Little, Brown was already well on the way to having a final cover for North of Beautiful when it was discovered that it shared the same cover photo with Evermore. “Although there was a window of time to change the cover,” says Alvina Ling, senior editor at Little, Brown Books for Young Readers, “by then we all had fallen in love with our cover design, which resonates so strongly with the story.”

Ling says that the possibility of changing the cover was discussed in-house “at length,” but because of positive feedback that the North of Beautiful cover—created by Little, Brown senior designer, Saho Fujii—had already been getting, they opted to keep it, adding a compass to further distinguish it. “We also felt that the design treatment of the two was different enough so the books would not be confused in the market,” Ling adds.

Goddard says St.

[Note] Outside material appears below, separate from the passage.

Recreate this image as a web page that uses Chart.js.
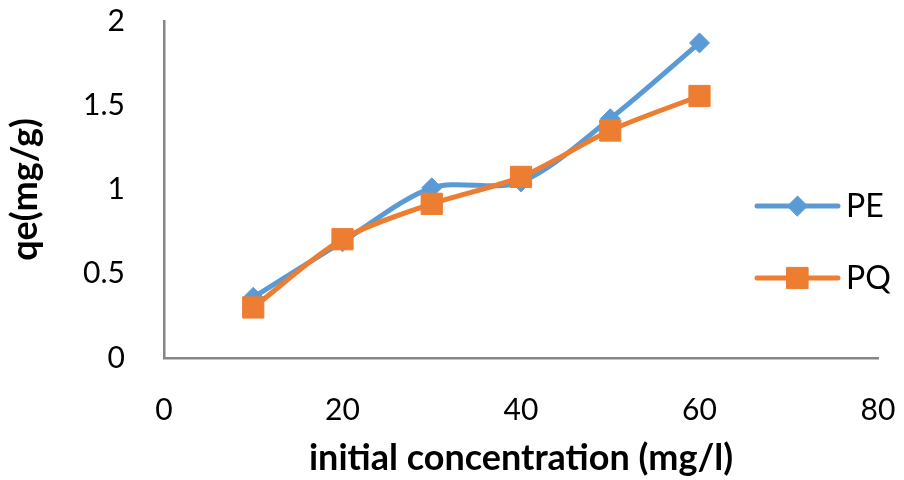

Martin’s purchased the image from Veer, a stock photography agency, but notes that this particular image was being sold through multiple agencies. “In my experience,” she says, “it is not uncommon to call a photo agency and find out the image you were interested in is already in use by another publisher, or to see two books in the bookstore using the same image.”

That said, she’s not entirely displeased to find the image gracing the cover of another spring YA title. “I was surprised when I found out, but I think in the end both covers stand on their own and communicate very differently to prospective readers,” she says. “I think the use of this image on two different jackets this season speaks more to the quality of the image than anything else.”

And Ling believes there might even be a reciprocal benefit: “Since the books’ publication, I’ve noticed that Evermore has appeared on online sites under ‘customers who have bought this title have also bought’ on the North of Beautiful page,” she says. “So perhaps each book is actually helping promote the other!”